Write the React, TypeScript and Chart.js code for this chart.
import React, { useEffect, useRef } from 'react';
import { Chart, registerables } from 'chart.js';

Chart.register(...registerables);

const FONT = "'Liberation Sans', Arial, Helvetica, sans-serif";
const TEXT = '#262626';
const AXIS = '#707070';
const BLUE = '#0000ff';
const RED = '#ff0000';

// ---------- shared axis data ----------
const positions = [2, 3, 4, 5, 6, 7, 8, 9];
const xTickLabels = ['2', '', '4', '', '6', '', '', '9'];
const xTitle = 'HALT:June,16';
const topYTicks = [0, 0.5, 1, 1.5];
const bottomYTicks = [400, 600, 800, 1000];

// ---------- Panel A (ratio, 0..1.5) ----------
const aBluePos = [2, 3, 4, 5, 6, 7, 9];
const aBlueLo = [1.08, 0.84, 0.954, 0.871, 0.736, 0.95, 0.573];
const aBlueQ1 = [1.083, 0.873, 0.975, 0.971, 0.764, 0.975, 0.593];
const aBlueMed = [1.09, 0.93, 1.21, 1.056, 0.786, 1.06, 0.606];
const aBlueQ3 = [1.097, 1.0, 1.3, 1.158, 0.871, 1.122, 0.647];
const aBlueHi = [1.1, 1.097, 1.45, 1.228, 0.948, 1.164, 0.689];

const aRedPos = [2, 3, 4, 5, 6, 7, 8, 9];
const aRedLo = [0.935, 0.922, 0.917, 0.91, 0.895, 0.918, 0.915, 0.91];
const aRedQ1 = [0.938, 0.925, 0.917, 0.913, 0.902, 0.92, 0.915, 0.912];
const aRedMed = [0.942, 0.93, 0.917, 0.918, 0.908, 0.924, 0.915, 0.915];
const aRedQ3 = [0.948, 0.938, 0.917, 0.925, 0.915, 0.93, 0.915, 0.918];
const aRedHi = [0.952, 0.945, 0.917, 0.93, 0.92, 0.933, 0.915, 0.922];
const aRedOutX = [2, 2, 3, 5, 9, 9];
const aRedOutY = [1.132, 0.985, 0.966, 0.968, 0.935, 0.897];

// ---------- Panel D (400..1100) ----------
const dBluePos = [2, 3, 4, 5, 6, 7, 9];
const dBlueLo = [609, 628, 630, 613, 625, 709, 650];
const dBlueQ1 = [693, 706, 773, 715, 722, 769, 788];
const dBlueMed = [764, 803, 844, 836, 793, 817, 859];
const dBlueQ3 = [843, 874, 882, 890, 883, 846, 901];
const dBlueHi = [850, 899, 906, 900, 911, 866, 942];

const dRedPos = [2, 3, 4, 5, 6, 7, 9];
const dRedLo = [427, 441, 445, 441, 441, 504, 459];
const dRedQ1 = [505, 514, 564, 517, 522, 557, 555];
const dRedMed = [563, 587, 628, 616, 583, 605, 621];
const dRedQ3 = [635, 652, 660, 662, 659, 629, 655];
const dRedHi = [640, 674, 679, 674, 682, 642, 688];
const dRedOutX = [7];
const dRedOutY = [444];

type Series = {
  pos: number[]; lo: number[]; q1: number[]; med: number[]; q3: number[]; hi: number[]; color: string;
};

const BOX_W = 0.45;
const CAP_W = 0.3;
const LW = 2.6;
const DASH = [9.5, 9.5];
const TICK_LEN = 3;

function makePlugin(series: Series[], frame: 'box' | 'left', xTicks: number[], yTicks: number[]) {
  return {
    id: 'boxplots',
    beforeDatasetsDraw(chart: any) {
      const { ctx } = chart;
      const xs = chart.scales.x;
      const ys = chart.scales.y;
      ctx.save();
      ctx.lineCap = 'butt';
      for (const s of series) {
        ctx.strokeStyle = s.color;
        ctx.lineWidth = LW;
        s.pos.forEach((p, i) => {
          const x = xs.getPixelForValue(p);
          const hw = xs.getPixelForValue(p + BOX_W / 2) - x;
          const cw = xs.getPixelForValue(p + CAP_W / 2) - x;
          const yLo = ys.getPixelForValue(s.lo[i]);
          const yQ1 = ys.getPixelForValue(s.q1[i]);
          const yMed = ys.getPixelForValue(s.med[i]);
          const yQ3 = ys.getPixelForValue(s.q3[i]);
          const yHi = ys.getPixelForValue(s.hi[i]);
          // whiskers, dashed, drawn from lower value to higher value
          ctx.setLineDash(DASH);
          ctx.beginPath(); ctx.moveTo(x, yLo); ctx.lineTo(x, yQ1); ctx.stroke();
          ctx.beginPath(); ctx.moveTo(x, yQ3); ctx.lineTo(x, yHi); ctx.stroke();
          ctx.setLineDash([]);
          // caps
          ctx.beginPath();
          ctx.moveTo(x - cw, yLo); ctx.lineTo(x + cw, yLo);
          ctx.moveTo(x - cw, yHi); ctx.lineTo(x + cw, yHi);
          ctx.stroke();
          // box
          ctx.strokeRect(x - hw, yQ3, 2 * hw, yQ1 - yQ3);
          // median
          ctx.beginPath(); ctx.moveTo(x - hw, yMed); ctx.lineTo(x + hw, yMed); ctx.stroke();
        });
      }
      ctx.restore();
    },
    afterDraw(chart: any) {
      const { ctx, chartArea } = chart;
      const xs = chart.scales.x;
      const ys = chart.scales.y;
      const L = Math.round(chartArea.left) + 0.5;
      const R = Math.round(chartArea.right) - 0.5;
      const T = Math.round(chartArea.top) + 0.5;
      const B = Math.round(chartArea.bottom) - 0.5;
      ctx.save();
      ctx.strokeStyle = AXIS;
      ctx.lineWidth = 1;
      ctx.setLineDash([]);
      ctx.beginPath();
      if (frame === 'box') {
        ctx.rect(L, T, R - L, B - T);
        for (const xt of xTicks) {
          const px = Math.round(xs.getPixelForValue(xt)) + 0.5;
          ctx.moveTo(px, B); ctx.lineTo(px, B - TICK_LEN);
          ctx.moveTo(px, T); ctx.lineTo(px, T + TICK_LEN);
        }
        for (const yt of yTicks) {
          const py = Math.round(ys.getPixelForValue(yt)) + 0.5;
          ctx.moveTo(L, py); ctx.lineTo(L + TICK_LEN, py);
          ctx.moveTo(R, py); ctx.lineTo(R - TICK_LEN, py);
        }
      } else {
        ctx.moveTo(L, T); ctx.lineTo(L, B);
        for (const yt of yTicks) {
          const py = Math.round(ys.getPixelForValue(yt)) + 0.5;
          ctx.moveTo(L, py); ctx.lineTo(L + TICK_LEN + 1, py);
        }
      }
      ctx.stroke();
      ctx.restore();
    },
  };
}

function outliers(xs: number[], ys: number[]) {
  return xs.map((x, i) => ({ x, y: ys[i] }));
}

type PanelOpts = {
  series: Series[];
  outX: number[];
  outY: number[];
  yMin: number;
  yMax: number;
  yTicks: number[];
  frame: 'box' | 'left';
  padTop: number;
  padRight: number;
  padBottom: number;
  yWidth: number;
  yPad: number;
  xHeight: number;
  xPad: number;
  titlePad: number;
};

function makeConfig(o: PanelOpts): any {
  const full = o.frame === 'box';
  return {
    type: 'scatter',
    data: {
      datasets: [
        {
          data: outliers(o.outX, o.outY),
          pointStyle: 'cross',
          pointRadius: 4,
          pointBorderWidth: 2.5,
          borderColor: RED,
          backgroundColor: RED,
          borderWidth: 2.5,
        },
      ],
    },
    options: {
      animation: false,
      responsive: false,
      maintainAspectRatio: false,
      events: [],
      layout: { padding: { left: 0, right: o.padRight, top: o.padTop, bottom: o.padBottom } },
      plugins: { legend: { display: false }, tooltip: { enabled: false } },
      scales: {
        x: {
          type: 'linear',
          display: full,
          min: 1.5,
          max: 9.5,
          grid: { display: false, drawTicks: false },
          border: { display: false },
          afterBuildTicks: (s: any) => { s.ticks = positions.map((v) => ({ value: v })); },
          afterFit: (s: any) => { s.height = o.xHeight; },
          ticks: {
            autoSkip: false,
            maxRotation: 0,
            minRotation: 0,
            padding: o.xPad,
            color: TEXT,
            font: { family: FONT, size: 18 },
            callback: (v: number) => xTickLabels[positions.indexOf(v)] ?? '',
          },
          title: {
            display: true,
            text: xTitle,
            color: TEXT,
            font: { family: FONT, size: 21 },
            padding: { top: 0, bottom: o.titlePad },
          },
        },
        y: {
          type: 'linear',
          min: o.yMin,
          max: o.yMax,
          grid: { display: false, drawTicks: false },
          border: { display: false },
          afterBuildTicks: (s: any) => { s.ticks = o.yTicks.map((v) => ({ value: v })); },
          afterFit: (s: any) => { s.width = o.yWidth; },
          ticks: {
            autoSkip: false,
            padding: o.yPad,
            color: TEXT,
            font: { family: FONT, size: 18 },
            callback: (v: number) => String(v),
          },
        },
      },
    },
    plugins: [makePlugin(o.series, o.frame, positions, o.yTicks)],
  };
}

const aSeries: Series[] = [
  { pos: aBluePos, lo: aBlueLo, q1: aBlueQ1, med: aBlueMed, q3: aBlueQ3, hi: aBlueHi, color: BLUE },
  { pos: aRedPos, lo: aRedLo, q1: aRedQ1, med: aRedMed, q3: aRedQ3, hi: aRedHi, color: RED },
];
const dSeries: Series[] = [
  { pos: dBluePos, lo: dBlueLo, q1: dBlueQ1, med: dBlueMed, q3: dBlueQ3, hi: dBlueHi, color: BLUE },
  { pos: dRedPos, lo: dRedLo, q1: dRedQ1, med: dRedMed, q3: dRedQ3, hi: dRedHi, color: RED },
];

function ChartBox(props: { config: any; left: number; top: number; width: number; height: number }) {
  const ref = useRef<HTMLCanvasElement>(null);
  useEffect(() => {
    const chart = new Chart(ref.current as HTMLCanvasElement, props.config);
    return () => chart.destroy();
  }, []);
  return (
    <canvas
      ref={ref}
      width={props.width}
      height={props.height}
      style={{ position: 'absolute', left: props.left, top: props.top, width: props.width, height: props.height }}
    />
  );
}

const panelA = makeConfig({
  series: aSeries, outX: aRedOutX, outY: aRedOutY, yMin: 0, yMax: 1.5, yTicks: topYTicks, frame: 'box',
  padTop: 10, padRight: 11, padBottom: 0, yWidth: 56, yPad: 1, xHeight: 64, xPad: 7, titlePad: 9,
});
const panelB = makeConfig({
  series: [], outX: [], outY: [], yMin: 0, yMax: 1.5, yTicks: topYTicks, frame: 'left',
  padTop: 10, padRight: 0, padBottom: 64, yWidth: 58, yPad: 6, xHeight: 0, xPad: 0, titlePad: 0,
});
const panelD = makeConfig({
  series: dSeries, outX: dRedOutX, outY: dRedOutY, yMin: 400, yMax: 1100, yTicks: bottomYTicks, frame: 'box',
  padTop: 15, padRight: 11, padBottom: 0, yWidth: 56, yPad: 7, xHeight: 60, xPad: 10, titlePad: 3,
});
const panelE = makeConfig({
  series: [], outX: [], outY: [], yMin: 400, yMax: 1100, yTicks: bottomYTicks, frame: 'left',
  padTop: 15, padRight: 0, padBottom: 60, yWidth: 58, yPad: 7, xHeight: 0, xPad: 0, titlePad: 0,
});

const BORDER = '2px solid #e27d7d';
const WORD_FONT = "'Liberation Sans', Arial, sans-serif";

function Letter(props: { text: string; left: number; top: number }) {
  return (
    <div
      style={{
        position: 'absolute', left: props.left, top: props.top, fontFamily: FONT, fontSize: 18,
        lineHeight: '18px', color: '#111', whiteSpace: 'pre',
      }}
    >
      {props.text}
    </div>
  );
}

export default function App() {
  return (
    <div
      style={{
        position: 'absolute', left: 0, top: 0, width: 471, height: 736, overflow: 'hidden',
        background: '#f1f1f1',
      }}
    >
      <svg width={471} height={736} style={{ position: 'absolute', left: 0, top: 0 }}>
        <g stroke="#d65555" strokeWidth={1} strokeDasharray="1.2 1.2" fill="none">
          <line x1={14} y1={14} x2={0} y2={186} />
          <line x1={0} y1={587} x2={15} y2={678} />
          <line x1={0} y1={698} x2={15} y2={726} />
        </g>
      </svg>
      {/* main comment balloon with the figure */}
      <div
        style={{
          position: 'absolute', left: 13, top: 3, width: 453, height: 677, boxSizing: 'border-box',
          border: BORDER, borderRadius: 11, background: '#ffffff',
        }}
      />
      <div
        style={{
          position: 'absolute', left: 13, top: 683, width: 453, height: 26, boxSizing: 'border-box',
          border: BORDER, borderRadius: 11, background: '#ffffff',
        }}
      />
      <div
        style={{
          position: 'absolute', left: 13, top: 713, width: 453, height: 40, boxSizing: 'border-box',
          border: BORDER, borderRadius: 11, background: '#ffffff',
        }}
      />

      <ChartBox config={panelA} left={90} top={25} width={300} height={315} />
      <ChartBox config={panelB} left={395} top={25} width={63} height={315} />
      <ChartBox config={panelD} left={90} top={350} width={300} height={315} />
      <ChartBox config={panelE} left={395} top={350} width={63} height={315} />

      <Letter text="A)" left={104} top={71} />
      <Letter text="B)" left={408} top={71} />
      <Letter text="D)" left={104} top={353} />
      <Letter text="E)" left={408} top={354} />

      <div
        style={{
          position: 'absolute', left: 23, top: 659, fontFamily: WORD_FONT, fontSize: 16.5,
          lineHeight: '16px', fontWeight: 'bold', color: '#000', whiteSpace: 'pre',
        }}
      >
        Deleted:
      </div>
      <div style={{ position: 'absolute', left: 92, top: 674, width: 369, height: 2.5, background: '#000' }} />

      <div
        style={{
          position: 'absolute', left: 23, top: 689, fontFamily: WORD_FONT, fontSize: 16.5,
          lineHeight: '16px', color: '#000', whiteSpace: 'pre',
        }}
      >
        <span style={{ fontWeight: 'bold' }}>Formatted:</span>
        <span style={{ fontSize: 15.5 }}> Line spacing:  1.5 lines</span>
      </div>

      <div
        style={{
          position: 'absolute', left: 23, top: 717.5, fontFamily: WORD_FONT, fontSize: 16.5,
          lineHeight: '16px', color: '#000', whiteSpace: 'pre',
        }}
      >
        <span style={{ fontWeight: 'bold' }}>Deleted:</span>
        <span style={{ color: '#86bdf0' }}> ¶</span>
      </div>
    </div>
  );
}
◇ ◇ ◇
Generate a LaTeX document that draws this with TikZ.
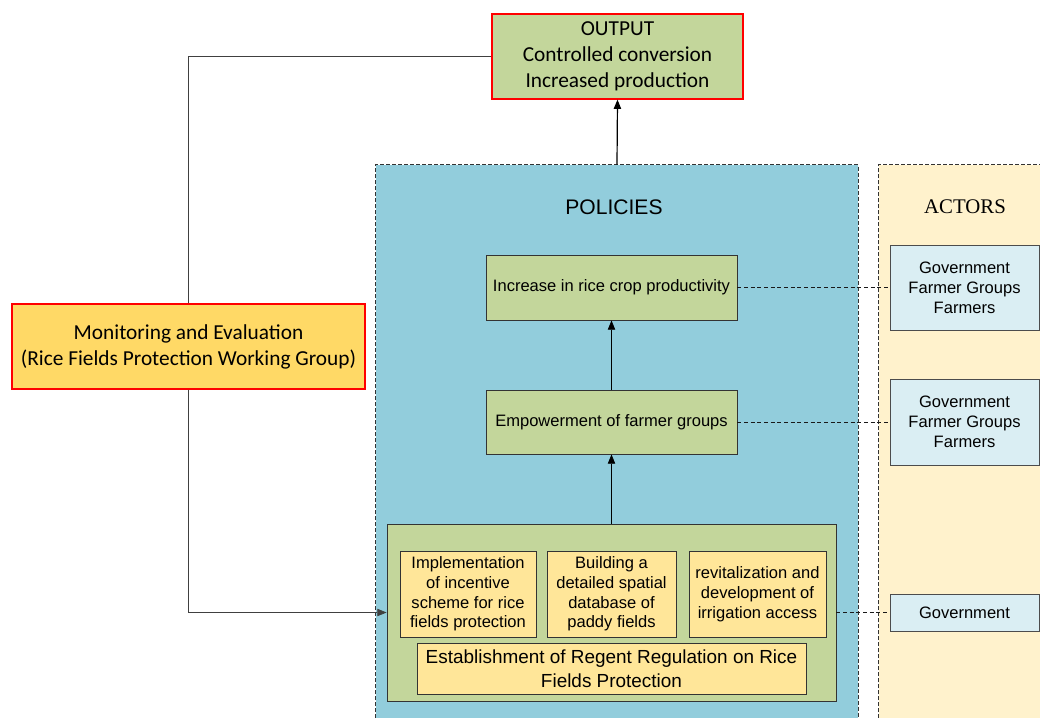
◇ ◇ ◇
**WHAT YOU NEED TO DO:** Please list every line of the records that contains "with".

**OUTPUT OF THE EXERCISE:**
      {/* main comment balloon with the figure */}
Generate a LaTeX document that draws this with TikZ.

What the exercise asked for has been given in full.